Lisboa se abre al visitante que pasea por sus calles como una puerta de sensaciones inolvidables. © Mauricio Frías

Para las personas como yo, de imaginación aventurera, de fértil contaminación literaria de la realidad y enamoradizo, nada hay más apacible o tormentoso, según se mire, que pasear por Lisboa en el mes de enero. Además llueve, a cántaros. Es el atrezo necesario, que atolondra al caminante entre ríos de agua que difuminan las fachadas y espejean las cornisas y las farolas finiseculares de una ciudad única.

¿Qué línea mental o física te distancia de Fernando Pessoa cuando tomas el tranvía número 15 entre la Praça do Comércio y la de Belem? Prácticamente un hilo, un segundo entre fingimiento y realidad, o “esa cosa que me arrastra”, como escribió en uno de sus atribulados poemas, cuando marchaba paraguas en mano a su gris trabajo todas las mañanas. Era una viandante más, gris, apocado, sin embargo fue capaz de crear heterónimos con tanta facilidad como sumaba los días en el calendario.

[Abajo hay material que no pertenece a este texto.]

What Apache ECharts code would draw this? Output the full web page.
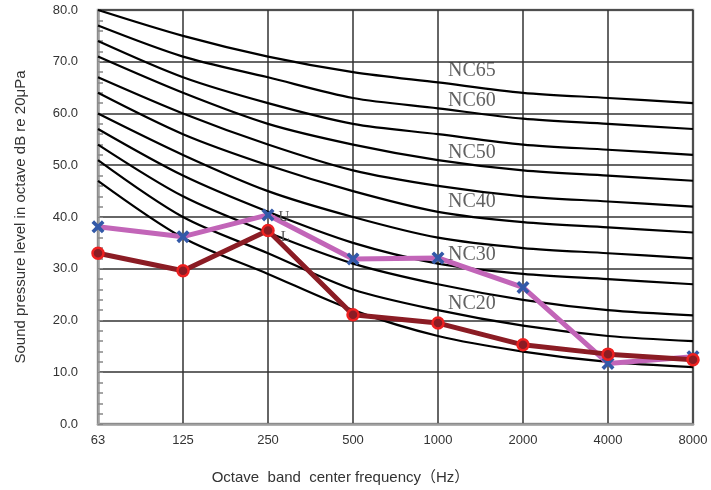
<!DOCTYPE html>
<html><head><meta charset="utf-8">
<script src="https://cdn.jsdelivr.net/npm/echarts@6/dist/echarts.min.js"></script>
<style>html,body{margin:0;padding:0;background:#fff}#c{width:711px;height:490px}</style>
</head><body><div id="c"></div>
<script>
var categories = ['63','125','250','500','1000','2000','4000','8000'];
var nc15 = [47,36,29,22,17,14,12,11];
var nc20 = [51,40,33,26,22,19,17,16];
var nc25 = [54,44,37,31,27,24,22,21];
var nc30 = [57,48,41,35,31,29,28,27];
var nc35 = [60,52,45,40,36,34,33,32];
var nc40 = [64,56,50,45,41,39,38,37];
var nc45 = [67,60,54,49,46,44,43,42];
var nc50 = [71,64,58,54,51,49,48,47];
var nc55 = [74,67,62,58,56,54,53,52];
var nc60 = [77,71,67,63,61,59,58,57];
var nc65 = [80,75,71,68,66,64,63,62];
var upperValues = [38.1,36.2,40.4,31.9,32.1,26.4,11.7,13.0];
var lowerValues = [33.0,29.6,37.4,21.1,19.5,15.3,13.5,12.4];
var ncLabelNames = ['NC65','NC60','NC50','NC40','NC30','NC20'];
var ncLabelValues = [68.3,62.5,52.5,43.0,32.8,23.2];
var yTicks = [0,10,20,30,40,50,60,70,80];

var ncCurves = [nc15,nc20,nc25,nc30,nc35,nc40,nc45,nc50,nc55,nc60,nc65];
var series = ncCurves.map(function(d){
  return {type:'line', data:d, smooth:0.3, symbol:'none', silent:true,
    lineStyle:{color:'#000', width:2.2}, z:2};
});
var crossPath = 'path://M2,0 L5,3 L8,0 L10,2 L7,5 L10,8 L8,10 L5,7 L2,10 L0,8 L3,5 L0,2 Z';
series.push({type:'line', name:'U', data:upperValues.map(function(v,i){
    var o={value:v};
    if(i===2){o.label={show:true,formatter:'U',position:'right',distance:4,offset:[0,2],
      fontFamily:'Liberation Serif',fontSize:15,color:'#555'};}
    return o;}),
  symbol:crossPath, symbolSize:13,
  lineStyle:{color:'#c265b8', width:5}, itemStyle:{color:'#3359a8'}, z:3});
series.push({type:'line', name:'L', data:lowerValues.map(function(v,i){
    var o={value:v};
    if(i===2){o.label={show:true,formatter:'L',position:'right',distance:6,offset:[0,7],
      fontFamily:'Liberation Serif',fontSize:15,color:'#555'};}
    return o;}),
  symbol:'circle', symbolSize:11,
  lineStyle:{color:'#8b1c24', width:5}, itemStyle:{color:'#8b1c24', borderColor:'#ee2020', borderWidth:2.5}, z:4});
series.push({type:'scatter', data:ncLabelValues.map(function(v,i){return {value:['1000',v], name:ncLabelNames[i]};}),
  symbolSize:0, silent:true, z:5,
  label:{show:true, position:'right', distance:10, formatter:function(p){return p.name;},
    fontFamily:'Liberation Serif', fontSize:20, color:'#3a3a3a'}});

var chart = echarts.init(document.getElementById('c'), null, {renderer:'canvas'});
chart.setOption({
  animation:false,
  grid:{left:98, right:18, top:10, bottom:66, show:true, borderColor:'#a0a0a0', borderWidth:2.5, containLabel:false},
  xAxis:{type:'category', data:categories, boundaryGap:false,
    axisLine:{show:true, lineStyle:{color:'#a0a0a0', width:2.5}},
    axisTick:{show:false},
    axisLabel:{margin:10, fontFamily:'Liberation Sans', fontSize:13, color:'#333'},
    splitLine:{show:true, lineStyle:{color:'#333', width:1.5}},
    name:'Octave  band  center frequency（Hz）', nameLocation:'middle', nameGap:46,
    nameTextStyle:{fontFamily:'Liberation Sans, Noto Sans CJK SC', fontSize:15, color:'#333', padding:[0,110,0,0]}},
  yAxis:{type:'value', min:yTicks[0], max:yTicks[yTicks.length-1], interval:10,
    axisLine:{show:true, lineStyle:{color:'#a0a0a0', width:2.5}},
    axisTick:{show:true, inside:true, length:5, lineStyle:{color:'#888'}},
    minorTick:{show:true, splitNumber:5, length:5, lineStyle:{color:'#888', width:1.5}},
    axisLabel:{margin:20, fontFamily:'Liberation Sans', fontSize:13, color:'#333', formatter:function(v){return v.toFixed(1);}},
    splitLine:{show:true, lineStyle:{color:'#333', width:1.5}},
    name:'Sound pressure level in octave dB re 20μPa', nameLocation:'middle', nameGap:70,
    nameTextStyle:{fontFamily:'Liberation Sans', fontSize:15, color:'#333'}},
  series:series
});
</script></body></html>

Entonces la ciudad se abre como una puerta de sensaciones. Por ejemplo, junto al Jardim Tropical, donde se apoltronan inmensos árboles que en su día fueron semillas, apenas un grano de trigo, provenientes de las exóticas Goa o Macao. O, más allá, el Chiado Alto, que tiene rumor de transeúntes y fachadas enverdinadas junto a franquicias internacionales de moda. Por esas esquinas huele a café tostado, que tal vez ha llegado al puerto desde Kenia o Guatemala, y a bollos recién horneados, a lo aromas innegociables de los hogares modestos.

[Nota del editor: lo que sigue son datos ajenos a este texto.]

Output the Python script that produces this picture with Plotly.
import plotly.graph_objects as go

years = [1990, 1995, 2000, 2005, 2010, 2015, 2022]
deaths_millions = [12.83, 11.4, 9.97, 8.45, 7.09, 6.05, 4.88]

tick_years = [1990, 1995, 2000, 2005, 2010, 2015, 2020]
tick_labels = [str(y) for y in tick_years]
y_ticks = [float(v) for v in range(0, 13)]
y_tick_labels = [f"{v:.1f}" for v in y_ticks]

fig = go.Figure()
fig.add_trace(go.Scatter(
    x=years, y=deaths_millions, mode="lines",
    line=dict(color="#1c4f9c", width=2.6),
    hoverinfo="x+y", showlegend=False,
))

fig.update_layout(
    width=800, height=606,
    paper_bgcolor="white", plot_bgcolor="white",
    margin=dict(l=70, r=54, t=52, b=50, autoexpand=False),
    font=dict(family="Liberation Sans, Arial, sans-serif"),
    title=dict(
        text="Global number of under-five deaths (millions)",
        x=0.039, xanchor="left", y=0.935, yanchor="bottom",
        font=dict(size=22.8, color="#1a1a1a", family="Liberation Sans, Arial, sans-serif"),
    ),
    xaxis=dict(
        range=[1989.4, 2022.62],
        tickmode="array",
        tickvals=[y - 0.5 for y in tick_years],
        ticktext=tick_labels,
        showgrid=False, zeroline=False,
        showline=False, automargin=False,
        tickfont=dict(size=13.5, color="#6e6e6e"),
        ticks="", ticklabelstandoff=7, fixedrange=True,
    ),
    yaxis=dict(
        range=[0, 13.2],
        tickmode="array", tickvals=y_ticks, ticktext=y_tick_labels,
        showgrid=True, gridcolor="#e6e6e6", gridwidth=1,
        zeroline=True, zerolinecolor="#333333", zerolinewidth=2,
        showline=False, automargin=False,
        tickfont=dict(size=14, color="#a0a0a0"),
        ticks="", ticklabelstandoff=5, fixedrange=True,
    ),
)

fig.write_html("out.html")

Una vista de la plaza que rinde homenaje al poeta Luis de Camões. © Mauricio Frías

También se abre de par en par la ciudad de Pessoa o de Camões, ya puestos, en la rúa Garrett, de caminar pausado y anónimo, o en la esquina de duque de Braganza, donde los gorriones, parte del decorado, parlotean en un rumor indescifrable. Lisboa, una de las ciudades más literarias y decadentes del mundo es así, un légamo de versos que se han sedimentado desde los tiempos de Camões, con la fragancia del puerto, que hace las veces de desembocadura de un gran río al que apenas percibimos.

En uno de esos días de enero, fríos, de aires cortantes que acechan desde el Atlántico, hay que “tomar la vida todos los días, como un remedio”, así también dejó escrito el mismo poeta que ahora se sienta eternamente en la puerta de A Brasileira esperando el abrazo de un turista atónito. El invierno es Lisboa, como Venecia es un húmedo febrero o Sevilla es el tiempo inexplicable de la Cuaresma.

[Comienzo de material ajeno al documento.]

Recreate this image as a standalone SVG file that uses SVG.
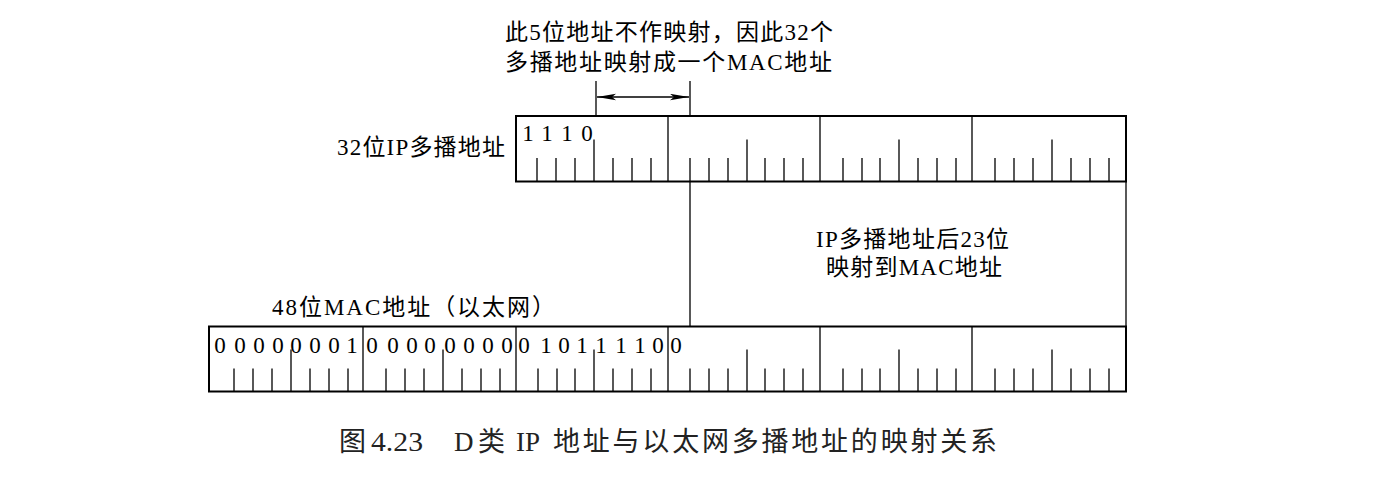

No deja de llover al mediodía, cuando las calles se despejan de transeúntes y turistas despistados. Así avanza la tarde, ya resta una hora para que se ponga el sol. En una ciudad que quiere ser eterna orilla para navegantes descarriados —añadan también aquí el yo del principio—, el aire húmedo es un racimo de versos, contrarios y grises como el mismo cielo que nos guarda. «En mis deseos existe/lejanamente un país/donde ser feliz consiste/solamente en ser feliz». Gracias Pessoa.